═══ DATA SEGMENT ═══

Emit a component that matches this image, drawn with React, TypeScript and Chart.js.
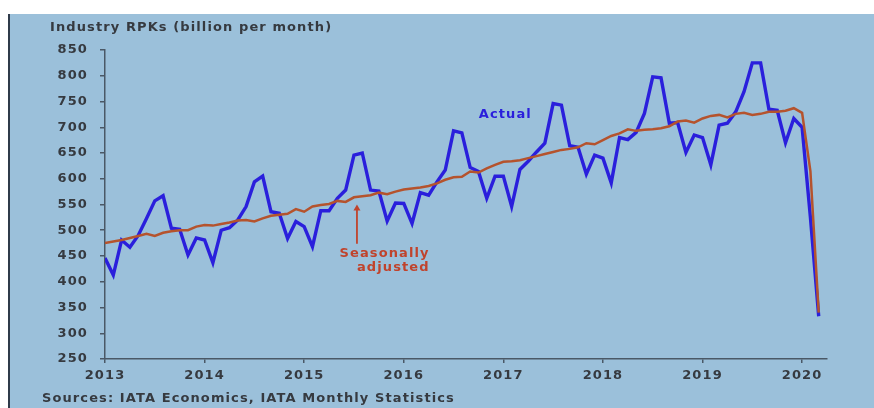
import React, { useEffect, useRef } from "react";
import { Chart, registerables } from "chart.js";

Chart.register(...registerables);

// ---- data ----
const START_YEAR = 2013;
const YEAR_TICKS = [2013, 2014, 2015, 2016, 2017, 2018, 2019, 2020];
const X_MIN = 2013;
const X_MAX = 2020.25;
const Y_MIN = 250;
const Y_MAX = 850;
const Y_STEP = 50;

// Monthly industry RPKs, Jan 2013 – Mar 2020 (billion per month)
const ACTUAL = [
  446, 413, 481, 467, 490, 523, 557, 567, 504, 502, 452, 485,
  481, 437, 500, 505, 520, 546, 594, 605, 536, 533, 484, 517,
  507, 468, 538, 538, 562, 578, 646, 650, 578, 576, 518, 553,
  552, 513, 573, 568, 594, 617, 693, 689, 622, 614, 562, 605,
  605, 546, 618, 634, 652, 669, 746, 743, 664, 661, 609, 646,
  640, 592, 680, 676, 690, 727, 798, 796, 708, 709, 651, 685,
  680, 627, 704, 708, 730, 769, 825, 825, 735, 733, 670, 717,
  700, 525, 333,
];

const SEASONALLY_ADJUSTED = [
  475, 478, 481, 485, 489, 493, 489, 495, 498, 500, 500, 507,
  510, 509, 512, 515, 519, 520, 517, 523, 528, 530, 532, 541,
  536, 546, 549, 551, 557, 555, 564, 566, 568, 573, 570, 575,
  579, 581, 583, 586, 591, 598, 603, 604, 614, 612, 620, 627,
  633, 634, 636, 640, 644, 648, 652, 656, 658, 661, 669, 667,
  675, 683, 688, 696, 693, 695, 696, 698, 702, 711, 713, 709,
  717, 722, 724, 719, 726, 728, 724, 726, 730, 730, 732, 737,
  728, 615, 340,
];

const TITLE = "Industry RPKs (billion per month)";
const SOURCE = "Sources: IATA Economics, IATA Monthly Statistics";
const ACTUAL_LABEL = "Actual";
const SA_LABEL_LINES = ["Seasonally", "adjusted"];

// annotation anchors in data units
const ACTUAL_LABEL_AT = { x: 2017.02, y: 724 };
const SA_LABEL_AT = { x: 2016.26, y1: 454, y2: 427 };
const SA_ARROW = { x: 2015.53, from: 474, to: 550 };

// ---- styles ----
const BG = "#9bc0da";
const BLUE = "#2a1fdc";
const RED = "#b5532d";
const RED_TEXT = "#c0432c";
const TEXT = "#363a40";
const AXIS = "#4a5866";
const FONT = '"DejaVu Sans", Verdana, sans-serif';
const SPACING = "1.1px";

const toPoints = (vals: number[]) =>
  vals.map((v, i) => ({ x: START_YEAR + i / 12, y: v }));

const spacingPlugin = {
  id: "spacing",
  beforeDraw(chart: any) {
    chart.ctx.letterSpacing = SPACING;
  },
};

const annotationPlugin = {
  id: "annotations",
  afterDatasetsDraw(chart: any) {
    const { ctx } = chart;
    const xs = chart.scales.x;
    const ys = chart.scales.y;
    ctx.save();
    ctx.letterSpacing = SPACING;
    ctx.font = `bold 13px ${FONT}`;
    ctx.textBaseline = "middle";

    ctx.fillStyle = BLUE;
    ctx.textAlign = "center";
    ctx.fillText(
      ACTUAL_LABEL,
      xs.getPixelForValue(ACTUAL_LABEL_AT.x),
      ys.getPixelForValue(ACTUAL_LABEL_AT.y)
    );

    ctx.fillStyle = RED_TEXT;
    ctx.textAlign = "right";
    const sx = xs.getPixelForValue(SA_LABEL_AT.x);
    ctx.fillText(SA_LABEL_LINES[0], sx, ys.getPixelForValue(SA_LABEL_AT.y1));
    ctx.fillText(SA_LABEL_LINES[1], sx, ys.getPixelForValue(SA_LABEL_AT.y2));

    // arrow
    const ax = xs.getPixelForValue(SA_ARROW.x);
    const ay0 = ys.getPixelForValue(SA_ARROW.from);
    const ay1 = ys.getPixelForValue(SA_ARROW.to);
    ctx.strokeStyle = RED_TEXT;
    ctx.fillStyle = RED_TEXT;
    ctx.lineWidth = 1.8;
    ctx.beginPath();
    ctx.moveTo(ax, ay0);
    ctx.lineTo(ax, ay1 + 4);
    ctx.stroke();
    ctx.beginPath();
    ctx.moveTo(ax, ay1);
    ctx.lineTo(ax - 3.5, ay1 + 6);
    ctx.lineTo(ax + 3.5, ay1 + 6);
    ctx.closePath();
    ctx.fill();
    ctx.restore();
  },
};

export default function App() {
  const canvasRef = useRef<HTMLCanvasElement | null>(null);

  useEffect(() => {
    const canvas = canvasRef.current;
    if (!canvas) return;
    const chart = new Chart(canvas, {
      type: "line",
      data: {
        datasets: [
          {
            label: "Seasonally adjusted",
            data: toPoints(SEASONALLY_ADJUSTED),
            borderColor: RED,
            borderWidth: 2.5,
            pointRadius: 0,
            tension: 0,
            order: 0,
          },
          {
            label: "Actual",
            data: toPoints(ACTUAL),
            borderColor: BLUE,
            borderWidth: 3.4,
            pointRadius: 0,
            tension: 0,
            order: 1,
          },
        ],
      },
      options: {
        animation: false,
        responsive: false,
        devicePixelRatio: 1,
        layout: { padding: { left: 0, top: 50, right: 47, bottom: 0 } },
        plugins: {
          legend: { display: false },
          tooltip: { enabled: false },
          title: { display: false },
        },
        scales: {
          x: {
            type: "linear",
            min: X_MIN,
            max: X_MAX,
            afterFit: (s: any) => {
              s.height = 49;
            },
            afterBuildTicks: (s: any) => {
              s.ticks = YEAR_TICKS.map((v) => ({ value: v }));
            },
            border: { display: true, color: AXIS, width: 1.5 },
            grid: {
              drawOnChartArea: false,
              drawTicks: true,
              tickLength: 4,
              color: AXIS,
              lineWidth: 1.5,
            },
            ticks: {
              autoSkip: false,
              maxRotation: 0,
              padding: 5,
              color: TEXT,
              font: { family: FONT, size: 13, weight: "bold" },
              callback: (v: any) => String(v),
            },
          },
          y: {
            type: "linear",
            min: Y_MIN,
            max: Y_MAX,
            afterFit: (s: any) => {
              s.width = 105;
            },
            border: { display: true, color: AXIS, width: 1.5 },
            grid: {
              drawOnChartArea: false,
              drawTicks: true,
              tickLength: 5,
              color: AXIS,
              lineWidth: 1.5,
            },
            ticks: {
              stepSize: Y_STEP,
              padding: 12,
              color: TEXT,
              font: { family: FONT, size: 13, weight: "bold" },
              callback: (v: any) => String(v),
            },
          },
        },
      },
      plugins: [spacingPlugin, annotationPlugin],
    } as any);
    return () => chart.destroy();
  }, []);

  const textStyle: React.CSSProperties = {
    position: "absolute",
    fontFamily: FONT,
    fontWeight: "bold",
    fontSize: 13,
    lineHeight: "16px",
    letterSpacing: SPACING,
    color: TEXT,
    whiteSpace: "nowrap",
  };

  return (
    <div
      style={{
        position: "absolute",
        left: 0,
        top: 0,
        width: 874,
        height: 408,
        background: "#ffffff",
        overflow: "hidden",
      }}
    >
      <div
        style={{
          position: "absolute",
          left: 8,
          top: 14,
          width: 866,
          height: 394,
          background: BG,
          borderLeft: "2.5px solid #2f3b4a",
          boxSizing: "border-box",
        }}
      />
      <canvas
        ref={canvasRef}
        width={874}
        height={408}
        style={{ position: "absolute", left: 0, top: 0, width: 874, height: 408 }}
      />
      <div style={{ ...textStyle, left: 50, top: 19 }}>{TITLE}</div>
      <div style={{ ...textStyle, left: 42, top: 390 }}>{SOURCE}</div>
    </div>
  );
}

═══

| EXERCISE AIM |
Everything from the first line of the listing above through the line that contains "Chart.register(...registerables);" is to be restated word for word, minus the pictures.

| FULL OUTPUT |
Emit a component that matches this image, drawn with React, TypeScript and Chart.js.
import React, { useEffect, useRef } from "react";
import { Chart, registerables } from "chart.js";

Chart.register(...registerables);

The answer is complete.